The adequacy of the recapitalisation is ensured by strict conditions such as a dividend ban and several behavioural commitments including limiting beneficiaries' future activities and capping managers' remunerations. The Commission also ensured that the state will receive proper remuneration for the preference shares it receives in exchange for a capital injection.
Finally, beneficiaries must maintain a high solvency ratio during the recapitalisation and submit a restructuring plan within six months of any recapitalisation.
The conditions of the guarantee scheme are in line with the state aid rules. The Commission considers the pricing of the guarantee to be adequate especially since specific behavioural conditions apply, limiting expansion and advertising of the state support.
The criteria for the temporary acquisition of assets are aligned on the rules of the guarantee scheme. In particular the state will take over the assets but not bear their risk, as the assets need to be bought back after 36 months maximum for essentially the initial sales price. Moreover, a minimum premium similar to that of the guarantee and the costs for the provision of liquidity must be paid by the beneficiary.

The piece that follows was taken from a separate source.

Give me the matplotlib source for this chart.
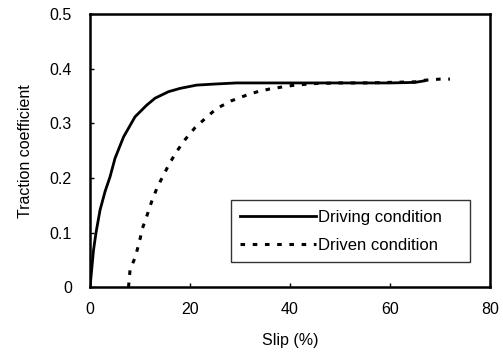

The Commission found the scheme and the commitments to constitute an appropriate means to restore confidence in the creditworthiness of German financial institutions and to stimulate interbank lending. It considered that the measures are well-designed and that interventions will be limited to what is necessary to achieve the recovery of the Germany financial sector.
Finally, Germany has made the commitment to renotify the scheme after six months and to report every six months to the Commission on the implementation of the scheme. This will enable the Commission to verify that the measures are not maintained when the financial crisis is over.